SYRACUSE, N.Y. -- Every now and then, an athlete will transform a community, turning it upside-down and altering its natural progression. That's what Stephen Strasburg and his 100 mph fastball seem to have done to Syracuse.
The former No. 1 overall pick made his Triple-A debut for the Syracuse Chiefs on Friday night before a standing-room-only crowd of 13,766. While he is not expected to stay in Central New York for long, the Nationals prospect has brought considerable excitement to a team that was averaging 3,915 per game.
Syracuse has hosted its fair share of major sporting events. Syracuse University has a nationally renowned athletic program, boasting storied lacrosse, basketball and football teams. In March, the Carrier Dome hosted the Sweet 16 and Elite Eight of the NCAA Men's Basketball Tournament.
That aside, not much in the form of top-notch entertainment regularly finds it way to this upstate New York city -- certainly not pitchers who are expected to be the next Nolan Ryan or Roger Clemens.
"It puts Syracuse on the map," Chiefs assistant general manager Mike Voutsinas said. "If you look at all the national coverage that the Syracuse Chiefs have gotten since the announcement was made, it just puts our city on the map. It gives us a great showcase and brings a lot of people into the area, from surrounding counties to other parts of New York to Pennsylvania and even Canada.
"We're the closest Triple-A market to a lot of these cities, and this is a chance to get them into Syracuse to showcase our ballpark and our team."
According to Voutsinas, not since Darryl Strawberry in 1999 and Deion Sanders in 2001 have baseball players brought such levels of excitement into Syracuse. And because Strasburg is an up-and-comer with seemingly limitless potential, fans have taken a special interest in the San Diego State product that simply wasn't there when Strawberry and Sanders took the field.
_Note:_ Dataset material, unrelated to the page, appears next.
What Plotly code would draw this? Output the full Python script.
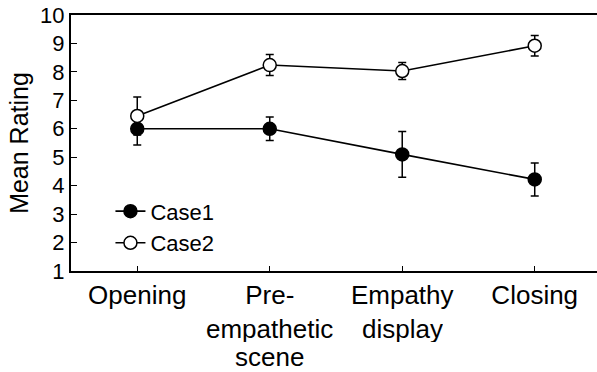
import plotly.graph_objects as go

categories = ["Opening", "Pre-<br>empathetic<br>scene", "Empathy<br>display", "Closing"]
case1_mean = [6.0, 6.0, 5.1, 4.22]
case1_err = [0.57, 0.41, 0.8, 0.58]
case2_mean = [6.45, 8.24, 8.03, 8.92]
case2_err = [0.67, 0.37, 0.3, 0.36]
y_ticks = [1, 2, 3, 4, 5, 6, 7, 8, 9, 10]

font = "Liberation Sans, Arial, sans-serif"
x = list(range(len(categories)))
lines = [c.split("<br>") for c in categories]
first_lines = [l[0] for l in lines]

fig = go.Figure()
fig.add_trace(go.Scatter(
    x=x, y=case1_mean, name="Case1", mode="lines+markers",
    line=dict(color="black", width=1.6),
    marker=dict(symbol="circle", size=13, color="black", line=dict(color="black", width=1.5)),
    error_y=dict(type="data", array=case1_err, color="black", thickness=1.5, width=4),
))
fig.add_trace(go.Scatter(
    x=x, y=case2_mean, name="Case2", mode="lines+markers",
    line=dict(color="black", width=1.6),
    marker=dict(symbol="circle", size=13, color="white", line=dict(color="black", width=1.5)),
    error_y=dict(type="data", array=case2_err, color="black", thickness=1.5, width=4),
))

# continuation lines of the category labels (tight line spacing as in the reference)
for i, parts in enumerate(lines):
    for j, txt in enumerate(parts[1:], start=1):
        fig.add_annotation(
            x=i, xref="x", y=0, yref="paper", text=txt, showarrow=False,
            yanchor="middle", xanchor="center", yshift=-30 - 27.5 * j,
            height=27, borderpad=0, valign="middle",
            font=dict(size=26, family=font, color="black"),
        )

fig.update_layout(
    width=597, height=372,
    margin=dict(l=71, r=0, t=15, b=101),
    paper_bgcolor="white", plot_bgcolor="white",
    font=dict(family=font, size=22, color="black"),
    showlegend=True,
    legend=dict(x=0.075, y=0.315, xanchor="left", yanchor="top",
                bgcolor="rgba(0,0,0,0)", font=dict(size=22),
                tracegroupgap=0),
    xaxis=dict(
        range=[-0.5, 3.47], tickmode="array", tickvals=x, ticktext=first_lines,
        showline=True, linecolor="black", linewidth=2, mirror=True,
        ticks="inside", ticklen=5, tickwidth=1, tickcolor="black",
        showgrid=False, zeroline=False, tickfont=dict(size=26),
    ),
    yaxis=dict(
        range=[1, 10], tickmode="array", tickvals=y_ticks,
        showline=True, linecolor="black", linewidth=2, mirror=False,
        ticks="inside", ticklen=6, tickwidth=1, tickcolor="black",
        showgrid=False, zeroline=False, tickfont=dict(size=22),
        ticklabeloverflow="allow",
        title=dict(text="Mean Rating", font=dict(size=25), standoff=4),
    ),
)

fig.write_html("out.html", config={"displayModeBar": False},
               post_script="document.body.style.margin='0';")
Once Syracuse University's basketball season concludes, the community loses a valuable source of revenue until the following August, when the college football season begins. Though Strasburg's brief tenure with the Chiefs won't help stimulate the economy the way the university's major athletic programs do, it could provide a moderate replacement in the relatively tame spring and summer months -- depending on how long before he is promoted to the big leagues.
According to Syracuse University senior James Simmons, Friday's game was definitely one of the most hyped events that has occurred in town over the past four years.
"Obviously, Syracuse University sports are the biggest, but this is definitely one of the bigger sporting events we've been able to have here," Simmons said. "It's really big for the Chiefs, too, because they don't usually get a whole lot of support from the students."
It remains to be seen just how much impact Strasburg's time in a Chiefs uniform will have on the community. But if Friday night is an indicator, the outlook seems bright.
Whether it's a seven-year-old boy attending his first game or Syracuse Mayor Stephanie Miner, the entire city seems to have rallied around the pitching prodigy.
"I think this could certainly have a positive impact on our community, particularly during these tough economic times," Miner said. "Families, friends and neighbors can get tickets to see Chiefs games at a price that doesn't break the bank and see a piece of sports history as a promising career takes shape."